God created us in His image, and we therefore have an unassailable identity in Him. He alone is what we should worship, because worshipping anything else leads to death.
Let us put away the strange gods, and incline our hearts unto the Lord God. And if these strange gods cannot be put away, then let us come together and worship the true One.
Matthew 6:23



So incredibly true! As a believer and final year law student myself, I cannot even begin to count the number of uncomfortable times that opinions were given as supposed ‘truths’ that we should all just type out and copy later on in exams. And beyond that- the mocking that would follow when one expresses a contrary view shaped by belief and God’s truth, was at times unbearable. But honestly its so comforting to know that there are other believers standing on His truth.

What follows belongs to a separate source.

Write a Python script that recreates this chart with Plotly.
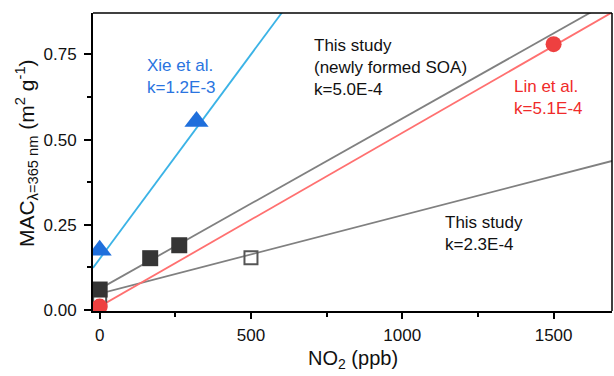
import plotly.graph_objects as go
import numpy as np

# Data
xie_x = [0, 320]
xie_y = [0.175, 0.553]
soa_x = [0, 167, 263]
soa_y = [0.06, 0.152, 0.19]
open_x = [0, 500]
open_y = [0.028, 0.153]
lin_x = [0, 1500]
lin_y = [0.01, 0.78]

# fit lines: (intercept, slope)
fit_xie = (0.15, 1.2e-3)
fit_soa = (0.062, 5.0e-4)
fit_lin = (0.01, 5.1e-4)
fit_open = (0.048, 2.3e-4)

XR = [-22, 1693]
YR = [-0.003, 0.8716]

fig = go.Figure()

def line(fit, color):
    xs = np.array(XR)
    fig.add_trace(go.Scatter(x=xs, y=fit[0] + fit[1] * xs, mode="lines",
                             line=dict(color=color, width=1.8), showlegend=False,
                             hoverinfo="skip"))

line(fit_open, "#808080")
line(fit_soa, "#808080")
line(fit_lin, "#ff7070")
line(fit_xie, "#3bb3e6")

fig.add_trace(go.Scatter(x=open_x, y=open_y, mode="markers",
                         marker=dict(symbol="square-open", size=13, color="#555555",
                                     line=dict(width=2, color="#555555")), showlegend=False))
fig.add_trace(go.Scatter(x=soa_x, y=soa_y, mode="markers",
                         marker=dict(symbol="square", size=16, color="#353535"), showlegend=False))
fig.add_trace(go.Scatter(x=lin_x, y=lin_y, mode="markers",
                         marker=dict(symbol="circle", size=16, color="#ee4040"), showlegend=False))
fig.add_trace(go.Scatter(x=xie_x, y=xie_y, mode="markers",
                         marker=dict(symbol="triangle-up", size=21, color="#1f6fdc"), showlegend=False))

font = "Liberation Sans, Arial, sans-serif"
ann = [
    dict(x=150, y=0.686, text="Xie et al.<br>k=1.2E-3", color="#2a74e0"),
    dict(x=701, y=0.713, text="This study<br>(newly formed SOA)<br>k=5.0E-4", color="#111111"),
    dict(x=1363, y=0.625, text="Lin et al.<br>k=5.1E-4", color="#f02a2a"),
    dict(x=1136, y=0.224, text="This study<br>k=2.3E-4", color="#111111"),
]
for a in ann:
    fig.add_annotation(x=a["x"], y=a["y"], text=a["text"], showarrow=False,
                       xanchor="left", yanchor="middle", align="left",
                       font=dict(family=font, size=17, color=a["color"]))

# axis titles
fig.add_annotation(xref="paper", yref="paper", x=0.5, y=0, yshift=-48,
                   text="NO<sub>2</sub> (ppb)", showarrow=False, xanchor="center", yanchor="middle",
                   font=dict(family=font, size=20, color="#111111"))
fig.add_annotation(xref="paper", yref="paper", x=0, y=0.53, xshift=-67,
                   text="MAC<sub>λ=365 nm</sub> (m<sup>2</sup> g<sup>-1</sup>)", textangle=-90,
                   showarrow=False, xanchor="center", yanchor="middle",
                   font=dict(family=font, size=21, color="#111111"))

# frame top/right
fig.add_shape(type="line", xref="paper", yref="paper", x0=0, x1=1, y0=1, y1=1,
              line=dict(color="black", width=1.5))
fig.add_shape(type="line", xref="paper", yref="paper", x0=1, x1=1, y0=0, y1=1,
              line=dict(color="black", width=1.5))

fig.update_xaxes(range=XR, showgrid=False, zeroline=False, showline=True, linecolor="black",
                 linewidth=2, ticks="outside", ticklen=6, tickwidth=1.5, tickcolor="black",
                 tick0=0, dtick=500, ticklabelstandoff=2,
                 minor=dict(dtick=250, tick0=0, ticks="outside", ticklen=4, tickwidth=1.5, tickcolor="black"),
                 tickfont=dict(family=font, size=17, color="#111111"))
fig.update_yaxes(range=YR, showgrid=False, zeroline=False, showline=True, linecolor="black",
                 linewidth=2, ticks="outside", ticklen=7, tickwidth=1.5, tickcolor="black",
                 tick0=0, dtick=0.25, tickformat=".2f", ticklabelstandoff=4,
                 minor=dict(dtick=0.125, tick0=0, ticks="outside", ticklen=4, tickwidth=1.5, tickcolor="black"),
                 tickfont=dict(family=font, size=17, color="#111111"))

fig.update_layout(width=614, height=376, margin=dict(l=93, r=2, t=13, b=65),
                  plot_bgcolor="white", paper_bgcolor="white")

fig.write_html("out.html")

Michael, this is a great piece of writing, confirming the ingrained, misguided, intolerant views of the universities. The day after Trump's election, my grandniece videoed one of her law professors who was almost in tears at the election results. (She is first in her class after the first year and studying at Oxford this summer.) Apparently, the mindset you are fed is the norm at most universities. I have often written about "false gods" in the belief that, as G.K. Chesterton wrote, when people stop believing in God, they do not believe in nothing; thy believe in anything. - They find spirituality in secular gods like dedication to a cause, like communism or global warming. They also manufacture devils to destroy. The more evil the enemy, the more noble and courageous they become. I won't blather on any further except to say you beautifully summarized the destructive orientation of our universities.